## Aim
All lines from the beginning of the listing through the line with "Serif, Times New" are to be copied word for word; the pictures are not.

## Stored data
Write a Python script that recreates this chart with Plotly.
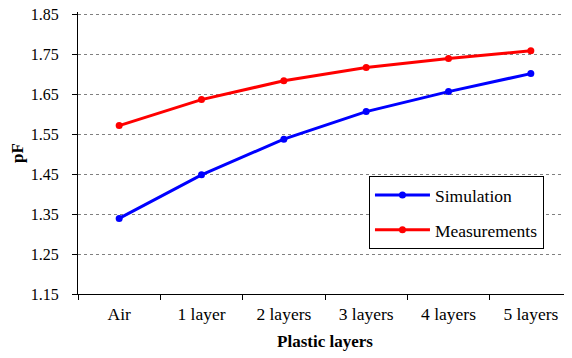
import plotly.graph_objects as go

categories = ["Air", "1 layer", "2 layers", "3 layers", "4 layers", "5 layers"]
simulation = [1.339, 1.448, 1.537, 1.606, 1.656, 1.701]
measurements = [1.571, 1.636, 1.683, 1.716, 1.739, 1.758]
y_ticks = [1.15, 1.25, 1.35, 1.45, 1.55, 1.65, 1.75, 1.85]

FF = "Liberation Serif, Times New Roman, serif"

fig = go.Figure()
fig.add_trace(go.Scatter(x=categories, y=simulation, name="Simulation",
                         mode="lines+markers", legendgroup="a",
                         line=dict(color="#0000ff", width=3),
                         marker=dict(color="#0000ff", size=7)))
fig.add_trace(go.Scatter(x=categories, y=measurements, name="Measurements",
                         mode="lines+markers", legendgroup="b",
                         line=dict(color="#ff0000", width=3),
                         marker=dict(color="#ff0000", size=7)))

# page body has an 8px margin, so the figure is offset by 8px
fig.update_layout(
    width=564, height=350,
    margin=dict(l=70, r=0, t=4, b=64),
    paper_bgcolor="white", plot_bgcolor="white",
    font=dict(family=FF, size=16, color="black"),
    showlegend=True,
    legend=dict(x=0.589, y=0.418, xanchor="left", yanchor="top",
                bordercolor="black", borderwidth=1, bgcolor="white",
                font=dict(size=17.5, family=FF, color="black"),
                tracegroupgap=9, itemwidth=55,
                entrywidth=170),
)
fig.update_xaxes(type="category", range=[-0.5, 5.5], automargin=False,
                 showline=True, linecolor="black", linewidth=1,
                 ticks="outside", tickson="boundaries", ticklen=5, tickcolor="black",
                 showgrid=False, tickfont=dict(size=17.5, family=FF, color="black"),
                 ticklabelstandoff=4,
                 title=dict(text="<b>Plastic layers</b>", font=dict(size=17, family=FF, color="black"), standoff=12))
fig.update_yaxes(range=[1.15, 1.855], tickvals=y_ticks, automargin=False,
                 ticktext=[f"{v:.2f}" for v in y_ticks],
                 ticklabeloverflow="allow",
                 showline=True, linecolor="black", linewidth=1,
                 ticks="outside", ticklen=5, tickcolor="black",
                 showgrid=True, gridcolor="#808080", griddash="dot", gridwidth=1,
                 zeroline=False, tickfont=dict(size=16, family=FF, color="black"),
                 ticklabelstandoff=10,
                 title=dict(text="<b>pF</b>", font=dict(size=17, family=FF, color="black"), standoff=6))

fig.write_html("out.html")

## Result below
Write a Python script that recreates this chart with Plotly.
import plotly.graph_objects as go

categories = ["Air", "1 layer", "2 layers", "3 layers", "4 layers", "5 layers"]
simulation = [1.339, 1.448, 1.537, 1.606, 1.656, 1.701]
measurements = [1.571, 1.636, 1.683, 1.716, 1.739, 1.758]
y_ticks = [1.15, 1.25, 1.35, 1.45, 1.55, 1.65, 1.75, 1.85]

FF = "Liberation Serif, Times New Roman, serif"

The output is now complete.